As they pushed through the crowd of grimy scavengers and laborers, Hanzo felt a sudden, sharp prickle at the back of his neck.
Aero, perched silently on a high iron beam above them, let out a low, clicking warning.
Hanzo didn't look up, but his internal focus sharpened. Someone was watching them—not with the simple greed of a guard, but with a cold, calculated intent.
From a balcony draped in heavy, oil-soaked silks, a man watched them pass. He didn't wear leather or scrap. He wore a robe made of woven copper wire, and his hands were stained a deep, permanent indigo—the mark of a High-Artisan.
The man didn't look at Hanzo's face. He looked at the way the boy's left footprint was deeper in the soot than the right, the weight of his integrated marrow pressing into the earth. He saw the way the air shimmered slightly around the boy's arm, a remnant of the thermal venting.

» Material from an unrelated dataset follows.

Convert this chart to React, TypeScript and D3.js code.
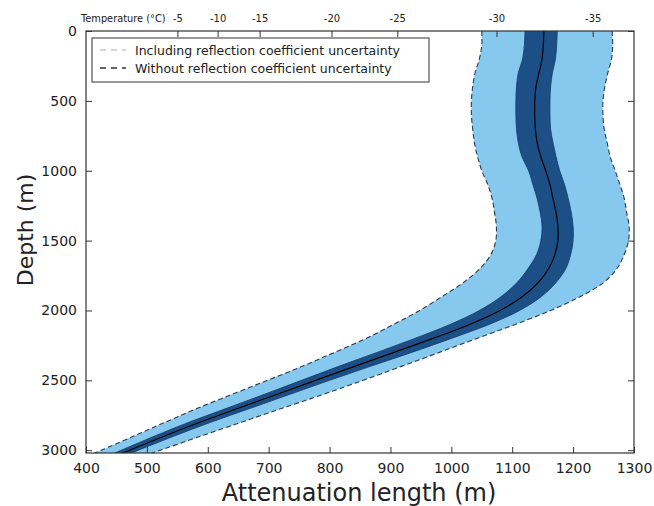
import React, { useEffect, useRef } from 'react';
import * as d3 from 'd3';

// depth (m) samples along the profile
const depth = [0, 100, 200, 300, 400, 500, 600, 700, 800, 900, 1000, 1100, 1200, 1300, 1400, 1500,
  1600, 1700, 1800, 1900, 2000, 2100, 2200, 2300, 2400, 2500, 2600, 2700, 2800, 2900, 3000, 3020];

// attenuation length (m), best estimate
const centre = [1152, 1151, 1149, 1144, 1139, 1137, 1137, 1138, 1141, 1147, 1155, 1162, 1167, 1172, 1175, 1175,
  1170, 1160, 1143, 1117, 1080, 1030, 970, 906, 841, 777, 714, 650, 587, 528, 472, 461];

// band without reflection coefficient uncertainty
const innerLo = [1121, 1120, 1117, 1110, 1107, 1106, 1106, 1107, 1110, 1116, 1127, 1134, 1141, 1146, 1149, 1147,
  1140, 1126, 1108, 1082, 1046, 998, 940, 878, 815, 754, 693, 631, 569, 512, 458, 447];
const innerHi = [1174, 1173, 1171, 1166, 1163, 1162, 1162, 1163, 1167, 1172, 1178, 1186, 1192, 1197, 1200, 1200,
  1196, 1188, 1172, 1148, 1112, 1062, 1000, 935, 867, 800, 735, 670, 605, 544, 486, 475];

// band including reflection coefficient uncertainty
const outerLo = [1050, 1050, 1046, 1039, 1035, 1033, 1033, 1035, 1038, 1043, 1050, 1060, 1067, 1071, 1074, 1073,
  1065, 1047, 1020, 985, 948, 905, 860, 808, 755, 698, 640, 583, 530, 478, 425, 414];
const outerHi = [1264, 1265, 1263, 1257, 1252, 1249, 1249, 1251, 1256, 1261, 1269, 1277, 1284, 1288, 1292, 1291,
  1284, 1272, 1250, 1212, 1163, 1105, 1042, 980, 918, 855, 790, 722, 655, 588, 522, 508];

const xTicks = [400, 500, 600, 700, 800, 900, 1000, 1100, 1200, 1300];
const yTicks = [0, 500, 1000, 1500, 2000, 2500, 3000];

// temperature axis on top: labels and the attenuation length they sit at
const tempLabels = [-5, -10, -15, -20, -25, -30, -35];
const tempAtten = [551, 617, 686, 804, 912, 1075, 1233];

const legendItems = [
  { label: 'Including reflection coefficient uncertainty', color: '#c8c8c8' },
  { label: 'Without reflection coefficient uncertainty', color: '#333' },
];

const W = 654, H = 506;
const FONT = 'DejaVu Sans, sans-serif';

export default function App() {
  const ref = useRef<SVGSVGElement>(null);

  useEffect(() => {
    const svg = d3.select(ref.current);
    svg.selectAll('*').remove();
    const x = d3.scaleLinear().domain([400, 1300]).range([86, 634]);
    const y = d3.scaleLinear().domain([0, 3020]).range([31, 453]);
    const idx = depth.map((_, i) => i);

    const band = (lo: number[], hi: number[]) =>
      d3.area<number>().y(i => y(depth[i])).x0(i => x(lo[i])).x1(i => x(hi[i])).curve(d3.curveCatmullRom)(idx);
    const edge = (v: number[]) =>
      d3.line<number>().x(i => x(v[i])).y(i => y(depth[i])).curve(d3.curveCatmullRom)(idx);

    const clip = svg.append('defs').append('clipPath').attr('id', 'plot');
    clip.append('rect').attr('x', 86).attr('y', 31).attr('width', 548).attr('height', 422);
    const g = svg.append('g').attr('clip-path', 'url(#plot)');

    g.append('path').attr('d', band(outerLo, outerHi)).attr('fill', '#87c8ee');
    g.append('path').attr('d', band(innerLo, innerHi)).attr('fill', '#1c4f86');
    [innerLo, innerHi].forEach(v =>
      g.append('path').attr('d', edge(v)).attr('fill', 'none').attr('stroke', '#123a66').attr('stroke-width', 0.8));
    g.append('path').attr('d', edge(centre)).attr('fill', 'none').attr('stroke', '#000').attr('stroke-width', 1.2);
    [outerLo, outerHi].forEach(v =>
      g.append('path').attr('d', edge(v)).attr('fill', 'none').attr('stroke', '#2a3a4a')
        .attr('stroke-width', 1.1).attr('stroke-dasharray', '5,3'));

    // frame
    svg.append('rect').attr('x', 86).attr('y', 31).attr('width', 548).attr('height', 422)
      .attr('fill', 'none').attr('stroke', '#333').attr('stroke-width', 1.2);

    const styleAxis = (a: any, size: number) => {
      a.select('.domain').remove();
      a.selectAll('line').attr('stroke', '#333');
      a.selectAll('text').attr('fill', '#222').attr('font-family', FONT).attr('font-size', size);
    };

    svg.append('g').attr('transform', 'translate(0,453)')
      .call(d3.axisBottom(x).tickValues(xTicks).tickSize(-6).tickPadding(10).tickFormat(d3.format('d')))
      .call(a => styleAxis(a, 14));
    svg.append('g').attr('transform', 'translate(86,0)')
      .call(d3.axisLeft(y).tickValues(yTicks).tickSize(-6).tickPadding(9).tickFormat(d3.format('d')))
      .call(a => styleAxis(a, 14));
    svg.append('g').attr('transform', 'translate(634,0)')
      .call(d3.axisRight(y).tickValues(yTicks).tickSize(-6).tickFormat(() => ''))
      .call(a => styleAxis(a, 14));

    const tx = d3.scaleOrdinal<number, number>().domain(tempLabels).range(tempAtten.map(v => x(v)));
    const top = svg.append('g').attr('transform', 'translate(0,31)');
    tempLabels.forEach(t => {
      top.append('line').attr('x1', tx(t)).attr('x2', tx(t)).attr('y1', 0).attr('y2', 6).attr('stroke', '#333');
      top.append('text').attr('x', tx(t)).attr('y', -9).attr('text-anchor', 'middle')
        .attr('font-family', FONT).attr('font-size', 10).attr('fill', '#222').text(String(t));
    });
    svg.append('text').attr('x', 81).attr('y', 22).attr('font-family', FONT).attr('font-size', 9.8)
      .attr('fill', '#222').text('Temperature (°C)');

    // axis titles
    svg.append('text').attr('x', 359).attr('y', 501).attr('text-anchor', 'middle')
      .attr('font-family', FONT).attr('font-size', 24).attr('fill', '#222').text('Attenuation length (m)');
    svg.append('text').attr('transform', 'translate(33,230) rotate(-90)').attr('text-anchor', 'middle')
      .attr('font-family', FONT).attr('font-size', 22).attr('fill', '#222').text('Depth (m)');

    // legend
    const lg = svg.append('g').attr('transform', 'translate(92,38)');
    lg.append('rect').attr('width', 337).attr('height', 44).attr('fill', '#fff').attr('stroke', '#333').attr('stroke-width', 1);
    legendItems.forEach((it, i) => {
      const cy = 12 + i * 18;
      lg.append('line').attr('x1', 8).attr('x2', 34).attr('y1', cy).attr('y2', cy)
        .attr('stroke', it.color).attr('stroke-width', 1.3).attr('stroke-dasharray', '6,5');
      lg.append('text').attr('x', 43).attr('y', cy + 4.5).attr('font-family', FONT).attr('font-size', 12.5)
        .attr('fill', '#222').text(it.label);
    });
  }, []);

  return (
    <div style={{ position: 'absolute', left: 0, top: 0, background: '#fff' }}>
      <svg ref={ref} width={W} height={H} />
    </div>
  );
}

"An anomaly," the Artisan whispered, his voice like the grinding of fine sand. "A boy carrying the weight of the ancients, yet walking on a foundation of bone. Bring them to the Exchange. I want to see what happens when that bronze finally meets a real furnace."
Hanzo and Lin reached the counter of the Primary Exchange. A clerk with a mechanical magnifying loupe strapped to his head peered down at them.

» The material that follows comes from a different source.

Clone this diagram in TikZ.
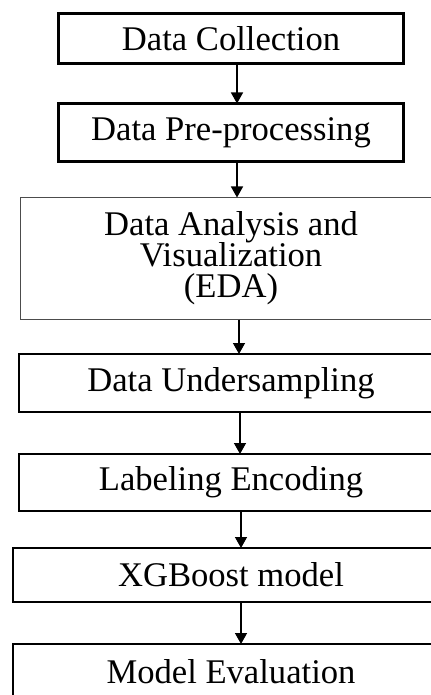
\documentclass[tikz,border=0pt]{standalone}
\usepackage{fontspec}
\setmainfont{Liberation Serif}
\usepackage{tikz}
\usetikzlibrary{arrows.meta,positioning}
\newcommand{\stagefont}{\fontsize{17.3}{15.5}\selectfont\lineskiplimit=-20pt\relax}

\begin{document}
\begin{tikzpicture}[
  stage/.style={draw, line width=1pt, fill=white, align=center, outer sep=0pt,
                inner sep=0pt, font=\stagefont},
  flow/.style={line width=0.7pt, -{Triangle[width=6pt,length=5.5pt]}},
]
  \path[use as bounding box, fill=white] (0,0) rectangle (215.5pt,-347.5pt);
  \clip (0,0) rectangle (215.5pt,-347.5pt);
  \node[stage, line width=1.5pt, minimum width=172.5pt, minimum height=25pt] (collection) at (115.5pt,-19.25pt) {Data Collection};
  \node[stage, line width=1.5pt, minimum width=172.5pt, minimum height=29pt, below=20pt of collection] (preprocess) {Data Pre-processing};
  \node[stage, line width=0.5pt, draw=black!70, minimum width=210.5pt, minimum height=61pt, below=18pt of preprocess] (eda) {Data Analysis and\\Visualization\\(EDA)};
  \node[stage, minimum width=212pt, minimum height=29pt, below=17.25pt of eda] (undersample) {Data Undersampling};
  \node[stage, minimum width=212pt, minimum height=28.5pt, below=21pt of undersample] (encoding) {Labeling Encoding};
  \node[stage, minimum width=218pt, minimum height=27pt, below=18.5pt of encoding] (xgboost) {XGBoost model};
  \node[stage, minimum width=218pt, minimum height=28pt, below=21pt of xgboost] (evaluation) {Model Evaluation};
  \draw[flow] ([xshift=3pt]collection.south) -- ([xshift=3pt]preprocess.north);
  \draw[flow] ([xshift=3pt]preprocess.south) -- ([xshift=3pt]eda.north);
  \draw[flow] ([xshift=4pt]eda.south) -- ([xshift=4pt]undersample.north);
  \draw[flow] ([xshift=4.5pt]undersample.south) -- ([xshift=4.5pt]encoding.north);
  \draw[flow] ([xshift=5pt]encoding.south) -- ([xshift=5pt]xgboost.north);
  \draw[flow] ([xshift=5pt]xgboost.south) -- ([xshift=5pt]evaluation.north);
\end{tikzpicture}
\end{document}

"Nine Alpha-Quills," Hanzo said, laying them on the iron counter. The sound of the bronze hitting the metal was pure and clear, ringing out over the din of the market.
The market went silent for a heartbeat. In a world of scrap and rust, the sound of pure Alpha-bronze was the sound of a god speaking.

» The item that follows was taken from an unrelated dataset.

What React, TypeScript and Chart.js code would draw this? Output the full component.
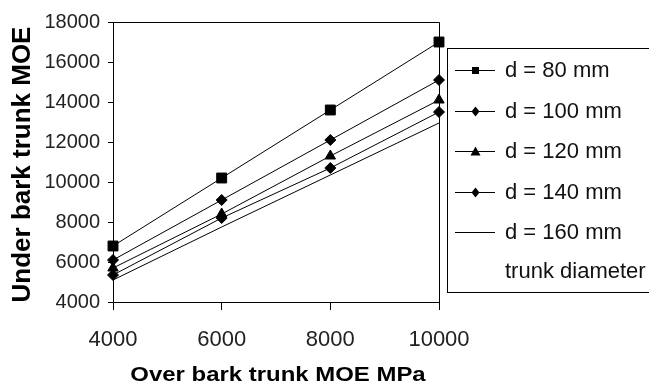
import React, { useEffect, useRef } from "react";
import { Chart, registerables } from "chart.js";

Chart.register(...registerables);

const xValues = [4000, 6000, 8000, 10000];
const seriesLabels = ["d = 80 mm", "d = 100 mm", "d = 120 mm", "d = 140 mm", "d = 160 mm"];
const d80 = [6800, 10200, 13600, 17000];
const d100 = [6100, 9100, 12100, 15100];
const d120 = [5700, 8400, 11300, 14100];
const d140 = [5350, 8200, 10700, 13500];
const d160 = [5100, 7750, 10350, 12950];
const legendNote = "trunk diameter";
const xTitle = "Over bark trunk MOE MPa";
const yTitle = "Under bark trunk MOE";
const xMin = 4000, xMax = 10000, xStep = 2000;
const yMin = 4000, yMax = 18000, yStep = 2000;

const seriesValues = [d80, d100, d120, d140, d160];
const pointStyles: any[] = ["rect", "rectRot", "triangle", "rectRot", false];
const pointRadii = [7, 5.5, 6, 5.5, 0];

const FONT = "'Liberation Sans', Arial, sans-serif";

function drawMarker(ctx: CanvasRenderingContext2D, style: any, x: number, y: number) {
  ctx.beginPath();
  if (style === "rect") {
    ctx.rect(x - 3.5, y - 3.5, 7, 7);
  } else if (style === "rectRot") {
    ctx.moveTo(x - 4, y);
    ctx.lineTo(x, y - 5);
    ctx.lineTo(x + 4, y);
    ctx.lineTo(x, y + 5);
    ctx.closePath();
  } else if (style === "triangle") {
    ctx.moveTo(x, y - 5);
    ctx.lineTo(x + 5, y + 4);
    ctx.lineTo(x - 5, y + 4);
    ctx.closePath();
  } else {
    return;
  }
  ctx.fill();
}

const decorPlugin = {
  id: "decor",
  afterDraw(chart: any) {
    const ctx: CanvasRenderingContext2D = chart.ctx;
    const a = chart.chartArea;
    ctx.save();
    ctx.strokeStyle = "#000";
    ctx.lineWidth = 1;
    ctx.beginPath();
    const L = Math.round(a.left) + 0.5, R = Math.round(a.right) + 0.5, T = Math.round(a.top) + 0.5;
    ctx.moveTo(L, T);
    ctx.lineTo(R, T);
    ctx.lineTo(R, Math.round(a.bottom) + 0.5);
    ctx.stroke();

    ctx.fillStyle = "#000";
    ctx.textAlign = "center";
    ctx.textBaseline = "middle";
    ctx.save();
    ctx.translate(278, 375);
    ctx.scale(1.14, 1);
    ctx.font = `bold 21px ${FONT}`;
    ctx.fillText(xTitle, 0, 0);
    ctx.restore();

    ctx.save();
    ctx.translate(23, 164.5);
    ctx.rotate(-Math.PI / 2);
    ctx.font = `bold 26px ${FONT}`;
    ctx.fillText(yTitle, 0, 0);
    ctx.restore();

    const bx = 447.5, by = 48.5, bw = 220, bh = 244;
    ctx.fillStyle = "#fff";
    ctx.fillRect(bx, by, bw, bh);
    ctx.strokeStyle = "#000";
    ctx.strokeRect(bx, by, bw, bh);
    const rows = [70, 111, 151, 192, 232];
    ctx.font = `22px ${FONT}`;
    ctx.textAlign = "left";
    ctx.textBaseline = "middle";
    seriesLabels.forEach((lab, i) => {
      const y = rows[i];
      ctx.beginPath();
      ctx.strokeStyle = "#000";
      ctx.moveTo(455, y + 0.5);
      ctx.lineTo(495, y + 0.5);
      ctx.stroke();
      ctx.fillStyle = "#000";
      drawMarker(ctx, pointStyles[i], 475.5, y + 0.5);
      ctx.fillStyle = "#111";
      ctx.fillText(lab, 505, y + 1);
    });
    ctx.fillText(legendNote, 505, 272);
    ctx.restore();
  },
};

export default function App() {
  const ref = useRef<HTMLCanvasElement>(null);
  useEffect(() => {
    const datasets = seriesLabels.map((label, i) => ({
      label,
      data: xValues.map((x, j) => ({ x, y: seriesValues[i][j] })),
      borderColor: "#000",
      backgroundColor: "#000",
      borderWidth: 1,
      pointStyle: pointStyles[i],
      pointRadius: pointRadii[i],
      pointBorderWidth: 1,
      pointBackgroundColor: "#000",
      pointBorderColor: "#000",
      tension: 0,
      clip: false as any,
    }));
    const chart = new Chart(ref.current!, {
      type: "line",
      data: { datasets },
      plugins: [decorPlugin],
      options: {
        animation: false,
        responsive: false,
        devicePixelRatio: 1,
        layout: { padding: { left: 0, top: 22, right: 210, bottom: 0 } },
        plugins: { legend: { display: false }, tooltip: { enabled: false } },
        scales: {
          x: {
            type: "linear",
            min: xMin,
            max: xMax,
            afterFit: (s: any) => { s.height = 84; },
            ticks: {
              stepSize: xStep,
              autoSkip: false,
              maxRotation: 0,
              color: "#222",
              padding: 17,
              font: { family: FONT, size: 22 },
              callback: (v: any) => String(v),
            },
            grid: { display: true, drawOnChartArea: false, drawTicks: true, tickLength: 8, color: "#000" },
            border: { display: true, color: "#000", width: 1 },
          },
          y: {
            type: "linear",
            min: yMin,
            max: yMax,
            afterFit: (s: any) => { s.width = 113; },
            ticks: {
              stepSize: yStep,
              autoSkip: false,
              color: "#222",
              padding: 8,
              font: { family: FONT, size: 20 },
              callback: (v: any) => String(v),
            },
            grid: { display: true, drawOnChartArea: false, drawTicks: true, tickLength: 5, color: "#000" },
            border: { display: true, color: "#000", width: 1 },
          },
        },
      },
    });
    return () => chart.destroy();
  }, []);
  return (
    <div style={{ position: "fixed", left: 0, top: 0, width: 649, height: 386, background: "#fff" }}>
      <canvas ref={ref} width={649} height={386} style={{ display: "block", width: 649, height: 386 }} />
    </div>
  );
}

"What do you want for them?" the clerk asked, his voice suddenly respectful.
"Two weeks of clean rations," Hanzo said firmly. "A jar of stabilized salve for the girl. And..." he paused, looking at the heavy iron doors behind the clerk, "...a look at your Records of the Third Era."
The clerk froze. "Records? Scav-rat, you could buy a palace in the Lower-Pits for these quills. Why would you want old archives?"
Hanzo's gaze didn't waver. He didn't look like a boy seeking a fortune; he looked like a man calculating a trade.
"Rations run out," Hanzo said coldly. "But knowing how the Old Ones anchored their structures is a currency that doesn't rust. Give me the schematics and the medicine. Keep the rest."